In the Churwell area of Leeds is the White Rose Shopping Centre. The center has over 100 high street stores anchored by Debenhams, Marks & Spencer, Primark and Sainsbury’s. Some stores have their only Leeds presence here and do not trade in Central Leeds, such as the Disney Store and Build-A-Bear workshop. There are additional shopping centers located in the many villages that became part of the county borough and in the towns that were incorporated in the City of Leeds in 1974.
Leeds displays a variety of natural and built landmarks. The city’s parks at Roundhay and Temple Newsam have long been owned and maintained by the council for the benefit of ratepayers and among the open spaces in the center of Leeds are Millennium Square, City Square, Park Square and Victoria Gardens. This last is the site of the central city war memorial: there are 42 other war memorials in the suburbs, towns and villages in the district.
The built environment embraces edifices of civic pride like Morley Town Hall and the trio of buildings in Leeds, Leeds Town Hall, Corn Exchange and Leeds City Museum. The two white buildings on the Leeds skyline are the Parkinson building of Leeds University and the Civic Hall, with golden owls adorning the tops of the latter’s twin spires.
Leeds has many large parks and open spaces.
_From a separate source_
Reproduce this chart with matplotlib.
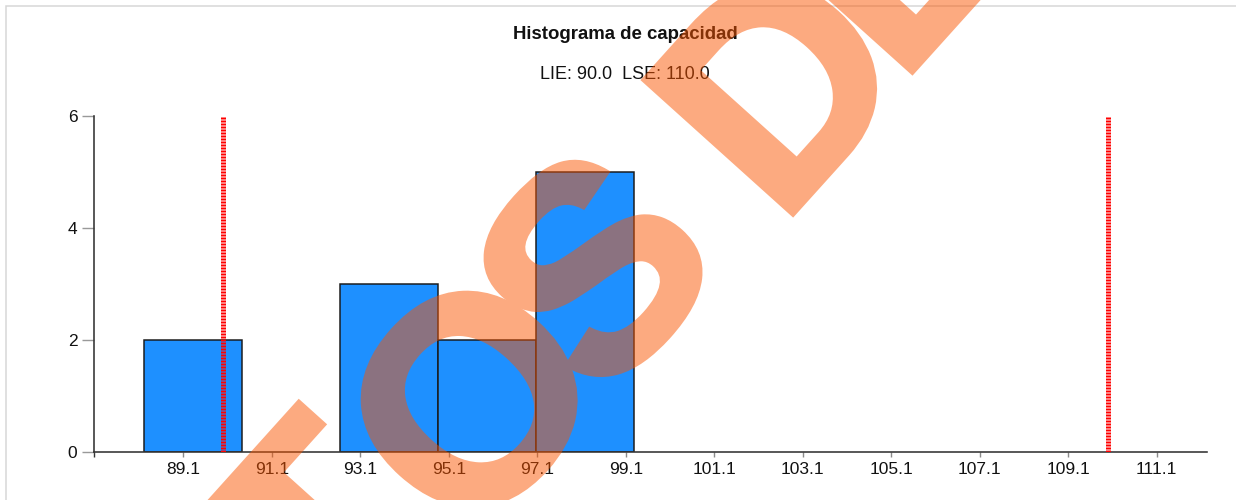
import matplotlib
matplotlib.use("Agg")
import matplotlib.pyplot as plt
from matplotlib.figure import Figure
from matplotlib.backends.backend_agg import FigureCanvasAgg
from matplotlib.patches import Rectangle
import matplotlib.patheffects as pe
import numpy as np

# ---- data ----
bin_edges = [88.22, 90.43, 92.65, 94.86, 97.08, 99.29]
counts = [2, 0, 3, 2, 5]
tick_values = [89.1, 91.1, 93.1, 95.1, 97.1, 99.1, 101.1, 103.1, 105.1, 107.1, 109.1, 111.1]
tick_labels = ["89.1", "91.1", "93.1", "95.1", "97.1", "99.1", "101.1", "103.1", "105.1", "107.1", "109.1", "111.1"]
y_ticks = [0, 2, 4, 6]
lie = 90.0
lse = 110.0
title = "Histograma de capacidad"
subtitle = "LIE: 90.0  LSE: 110.0"
watermark_letters = ["T", "O", "S", "D", "E"]

W, H = 1236, 500
DPI = 100
plt.rcParams['font.family'] = ['Liberation Sans', 'DejaVu Sans']

fig = plt.figure(figsize=(W / DPI, H / DPI), dpi=DPI)
fig.patch.set_facecolor('white')

def px(v):
    return v * 72.0 / DPI

ax_left, ax_right = 94.3, 1206.7
ax_top, ax_bottom = 115.7, 452.3
ax = fig.add_axes([ax_left / W, (H - ax_bottom) / H, (ax_right - ax_left) / W, (ax_bottom - ax_top) / H])
ax.set_facecolor('none')

xmin, xmax = 87.09, 112.23
ax.set_xlim(xmin, xmax)
ax.set_ylim(0, 6)

lefts = bin_edges[:-1]
widths = np.diff(bin_edges)
for l, w, c in zip(lefts, widths, counts):
    if c > 0:
        ax.bar(l, c, width=w, align='edge', color='#1E90FF', edgecolor='#1a1a1a',
               linewidth=px(1.5), zorder=2)

ax.vlines([lie, lse], 0, 6, colors='#ff0000', linewidth=px(5),
          linestyles=[(0, (0.4, 0.2))], zorder=3)

for s in ['top', 'right']:
    ax.spines[s].set_visible(False)
for s in ['left', 'bottom']:
    ax.spines[s].set_color('#333333')
    ax.spines[s].set_linewidth(px(1.6))

ax.set_xticks(tick_values)
ax.set_xticklabels(tick_labels)
ax.set_xticks([xmin], minor=True)
ax.set_yticks(y_ticks)
ax.set_yticklabels([str(v) for v in y_ticks])
ax.tick_params(axis='x', which='both', length=px(5), width=px(1.4), color='#8a8a8a',
               labelsize=12.5, pad=px(5), labelcolor='#111111')
ax.tick_params(axis='x', which='minor', color='#333333')
ax.tick_params(axis='y', length=px(12), width=px(1.4), color='#999999',
               labelsize=12.5, pad=px(5), labelcolor='#111111')

# titles
fig.text(625 / W, (H - 39) / H, title, ha='center', va='baseline',
         fontsize=13.4, fontweight='bold', color='#111111')
fig.text(625 / W, (H - 79.3) / H, subtitle, ha='center', va='baseline',
         fontsize=13, color='#111111')

# border
fig.patches.append(Rectangle((6 / W, -0.2), 1.5, (H - 6) / H + 0.2, transform=fig.transFigure,
                             fill=False, edgecolor='#d6d6d6', linewidth=px(1.5)))

# watermark (decorative): heavy letters rendered off-screen, then laid over at 50 % opacity
wfig = Figure(figsize=(W / DPI, H / DPI), dpi=DPI)
FigureCanvasAgg(wfig)
wfig.patch.set_alpha(0)
wm_anchor_px = [(390, 600), (544, 466), (666, 334), (850, 150), (964, 14)]
for ch, (xp, yp) in zip(watermark_letters, wm_anchor_px):
    wfig.text(xp / W, (H - yp) / H, ch, rotation=48, rotation_mode='anchor',
              ha='center', va='baseline', fontsize=px(290), fontweight='bold',
              color='black',
              path_effects=[pe.withStroke(linewidth=px(6), foreground='black',
                                          joinstyle='miter')])
wfig.canvas.draw()
cov = np.asarray(wfig.canvas.buffer_rgba())[..., 3].astype(float) / 255.0
wm = np.zeros((H, W, 4))
wm[..., 0] = 250 / 255
wm[..., 1] = 85 / 255
wm[..., 2] = 0.0
wm[..., 3] = cov * 0.5
fig.figimage(wm, xo=0, yo=0, origin='upper', zorder=100)

fig.savefig('out.png', dpi=DPI)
Roundhay Park is the largest park in the city, and is one of the largest city parks in Europe. The park has more than 2.8 km2 of parkland, lakes, woodland and gardens which are all owned by Leeds City Council. Other parks in the city include: Beckett Park, Bramley Fall Park, Cross Flatts Park, East End Park, Golden Acre Park, Gotts Park, the gardens and grounds of Harewood House, Horforth Hall Park, Meanwood Park, Middleton Park, Potternewton Park, Pudsey Park, Temple Newsam, Western Flatts Park and Woodhouse Moor. There are many smaller parks and open spaces scattered around the city, which makes Leeds one of the greenest cities in the United Kingdom.
Leeds has over 16 museums and galleries including 9 that are council-run.
Leeds is Purple Flag accredited to indicate an entertaining, diverse, safe and enjoyable night.
Leeds has the fourth largest student population in the country (over 200,000), and is therefore one of the UK’s hotspots for night-life. There are a large number of pubs, bars, nightclubs and restaurants, as well as a multitude of venues for live music. The full range of music tastes is catered for in Leeds.
Leeds has a well-established LGBT+ nightlife scene, predominantly located in the Freedom Quarter on Lower Briggate. The New Penny is one of the UK’s longest running LGBT+ venues, and Leeds oldest gay bar.
Popular areas for nightlife in Leeds include Call Lane, Briggate and the Arena Quarter. Towards Millennium Square is a growing entertainment district providing for both students and weekend visitors.
Yorkshire has a great history of real ale, but several bars near the railway station are fusing traditional beers with a modern bar. Popular bars such as this include The Hop, The Cross Keys and The Brewery Tap. Leeds also hosts an annual Leeds International Beer Festival, held at Leeds Town Hall every September.